Mystery Behind Giant Hole in Siberia Clearer as 2nd Discovered
The craters, believed to be formed by an underground explosion, are now filled with snow and ice.
Reindeer herders in Russia's Far North have discovered yet another mysterious giant hole about 30 kilometers away from a similar one found days earlier.
Located in the permafrost of the subarctic Siberian region of Yamal, which means "end of the earth" in the local Nenets language, both craters appear to have been formed in recent years and have icy lakes at their bases.
Scientists who examined the first hole theorized that it could have been created when a mixture of water, salt and gas exploded underground, the Siberian Times news site reported.

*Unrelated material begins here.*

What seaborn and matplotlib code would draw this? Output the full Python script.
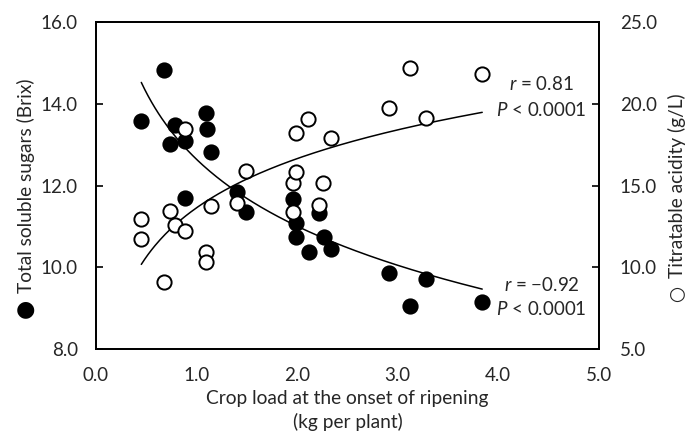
import matplotlib
matplotlib.use("Agg")
import matplotlib.pyplot as plt
import numpy as np
import pandas as pd
import seaborn as sns

# Total soluble sugars (filled circles, left axis)
sugar_load = [0.45, 0.68, 0.74, 0.79, 0.88, 0.88, 1.09, 1.10, 1.14, 1.40, 1.49,
              1.96, 1.99, 1.99, 2.12, 2.22, 2.27, 2.34, 2.91, 3.12, 3.28, 3.84]
sugar_brix = [13.58, 14.82, 13.02, 13.48, 13.10, 11.70, 13.78, 13.38, 12.81, 11.83, 11.34,
              11.67, 11.08, 10.75, 10.38, 11.32, 10.75, 10.44, 9.86, 9.04, 9.71, 9.16]

# Titratable acidity (open circles, right axis)
acid_load = [0.45, 0.45, 0.68, 0.74, 0.79, 0.88, 0.88, 1.09, 1.09, 1.14, 1.40, 1.49,
             1.96, 1.96, 1.99, 1.99, 2.11, 2.22, 2.26, 2.34, 2.91, 3.12, 3.28, 3.84]
acid_gl = [12.93, 11.73, 9.12, 13.44, 12.58, 18.44, 12.22, 10.95, 10.34, 13.75, 13.91, 15.87,
           15.13, 13.40, 18.23, 15.84, 19.05, 13.81, 15.13, 17.89, 19.72, 22.19, 19.11, 21.80]

# log trend lines shown on the chart: y = a + b * ln(x)
sugar_fit = (12.64, -2.36)
acid_fit = (13.64, 4.34)

sugar_stats = ["$\\it{r}$ = \u22120.92", "$\\it{P}$ < 0.0001"]
acid_stats = ["$\\it{r}$ = 0.81", "$\\it{P}$ < 0.0001"]

sns.set_theme(style="white")
plt.rcParams["font.family"] = ["Lato", "DejaVu Sans"]
plt.rcParams["mathtext.fontset"] = "custom"
plt.rcParams["mathtext.it"] = "Lato:italic"
plt.rcParams["mathtext.rm"] = "Lato"
text_color = "#262626"
fs = 13.5

sugar_df = pd.DataFrame({"load": sugar_load, "value": sugar_brix})
acid_df = pd.DataFrame({"load": acid_load, "value": acid_gl})

fig = plt.figure(figsize=(6.86, 4.34), dpi=100)
ax = fig.add_axes([0.14, 0.196, 0.733, 0.753])
ax2 = ax.twinx()

sns.scatterplot(data=sugar_df, x="load", y="value", ax=ax, color="black",
                s=110, edgecolor="black", linewidth=1.2, zorder=3)
sns.scatterplot(data=acid_df, x="load", y="value", ax=ax2, color="white",
                s=105, edgecolor="black", linewidth=1.4, zorder=3)

for frame, axis, (a, b) in [(sugar_df, ax, sugar_fit), (acid_df, ax2, acid_fit)]:
    xs = np.linspace(frame["load"].min(), frame["load"].max(), 200)
    axis.plot(xs, a + b * np.log(xs), color="black", linewidth=1.1, zorder=2)

ax.set_xlim(0, 5)
ax.set_ylim(8, 16)
ax2.set_ylim(5, 25)
ax.set_xticks(np.arange(0, 5.1, 1))
ax.set_yticks(np.arange(8, 16.1, 2))
ax2.set_yticks(np.arange(5, 25.1, 5))
ax.xaxis.set_major_formatter(matplotlib.ticker.FormatStrFormatter("%.1f"))
ax.yaxis.set_major_formatter(matplotlib.ticker.FormatStrFormatter("%.1f"))
ax2.yaxis.set_major_formatter(matplotlib.ticker.FormatStrFormatter("%.1f"))

for axis in (ax, ax2):
    for spine in axis.spines.values():
        spine.set_visible(True)
        spine.set_color("black")
        spine.set_linewidth(1.3)
ax.tick_params(axis="both", direction="in", length=5, width=1.2, color="black",
               labelsize=fs, labelcolor=text_color)
ax.tick_params(axis="y", pad=13)
ax.tick_params(axis="x", pad=13)
ax2.tick_params(axis="y", direction="in", length=5, width=1.2, color="black",
                labelsize=fs, labelcolor=text_color, pad=15)

ax.set_xlabel("Crop load at the onset of ripening\n(kg per plant)",
              fontsize=13.8, color=text_color, labelpad=4, linespacing=1.4)
ax.set_ylabel("Total soluble sugars (Brix)", fontsize=13.8, color=text_color,
              labelpad=4)
ax2.set_ylabel("Titratable acidity (g/L)", fontsize=13.8, color=text_color,
               rotation=90, labelpad=8)

# series symbols in front of the axis titles
fig.text(25 / 686, 1 - 309 / 434, "\u25CF", fontsize=16, family="DejaVu Sans",
         color="black", ha="center", va="center")
fig.text(677 / 686, 1 - 294 / 434, "\u25CB", fontsize=14, family="DejaVu Sans",
         color=text_color, ha="center", va="center")

for txt, yv in zip(acid_stats, [14.48, 13.85]):
    ax.text(4.43, yv, txt, ha="center", va="center", fontsize=fs, color=text_color)
for txt, yv in zip(sugar_stats, [9.57, 8.98]):
    ax.text(4.43, yv, txt, ha="center", va="center", fontsize=fs, color=text_color)

fig.savefig("out.png", dpi=100)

The area, which has one of Russia's richest deposits of natural gas, was covered by sea about 10,000 years ago, and vast salt deposits were left behind.
"Global warming, causing an alarming melt in the ice under the soil, released gas causing an effect like the popping of a Champagne cork," the news report said, citing an expert at the Subarctic Scientific Research Center.
The first hole is estimated to be about 50 meters wide and 70 meters deep, with water from melting permafrost cascading down its sides into the icy deposit below.
The second hole is "exactly" like the first one, but "much smaller," local lawmaker Mikhail Lapsui told the Interfax-Ural news agency. "Inside the crater itself, snow can be seen."